The CVEX Protocol employs an advanced margin methodology, calculated using dynamic risk models that align collateral obligations with the actual risks of traders’ portfolios. Margin requirements are determined through a Value-at-Risk methodology that consolidates varied exposures into a single, stable metric, adjusting to current market conditions. This is designed to enable significantly greater capital efficiency and provide a level playing field where none of the participants are incentivised to create liquidations of other entities.

Margin Methodology

This model accounts for factors like volatility, correlations, and tail risks to estimate potential losses within a specified confidence interval. The initial margin establishes a baseline threshold for sufficient collateralisation, including a concentration adjustment to limit risks from an over concentration of open interest in a single portfolio. The required margin then denotes the level at which liquidation is triggered to restrict further exposure. This framework aligns collateral needs with dynamic portfolio risks for efficient capital use.
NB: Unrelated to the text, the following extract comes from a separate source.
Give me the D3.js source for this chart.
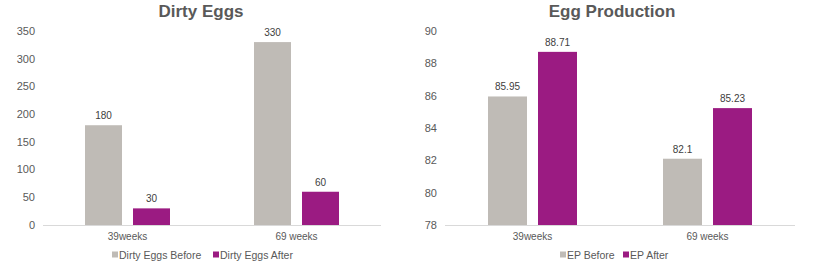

Futures and Options Pricing

The Futures Mark Price serves as an anchor for position valuation, incorporating a moving average basis to account for spreads between futures and spot prices. This approach ensures sensitivity to genuine market movements while insulating against temporary anomalies or manipulation.

For options, the Black-Scholes model is calibrated to calculate Premium Mark Prices, capturing shifts in market sentiment through a real-time implied volatility surface. Options margining seamlessly integrates with the futures framework, utilising continuously updated hedge ratios derived from advanced pricing models that account for both delta and gamma. For perpetual contracts, funding rates are factored into the independent volatility parameters used in the VaR model.

Liquidation Protocol and Counterparty Risk

The liquidation protocol emphasises stability, fairness, and transparency in its design. It prioritises market order liquidations to realise fair value, utilising the Default Fund where necessary to cover losses. The fund itself is stringently managed by the protocol to ensure adequacy minimising counterparty risk through collective coverage of defaults.

Counterparty liquidations are a last resort, utilised only to preserve market balance when all other measures are exhausted. The Deleverage Queue provides transparency, indicating the priority of positions. Additionally, the Default Prevention system proactively terminates risky limit orders to avert unnecessary liquidations. This mechanism evaluates the likelihood of execution and the post-fill impact on the margin ratio, pre-emptively cancelling orders that pose high default risks.

Overall, CVEX provides an optimal balance between efficient leveraged trading and robust safeguards for market integrity. Advanced risk models dynamically adjust margin requirements to align with actual portfolio exposures. Meanwhile, liquidation protocols emphasise stability, fairness and transparency in their procedures. The components synergise cohesively to facilitate responsible trading within a secure environment.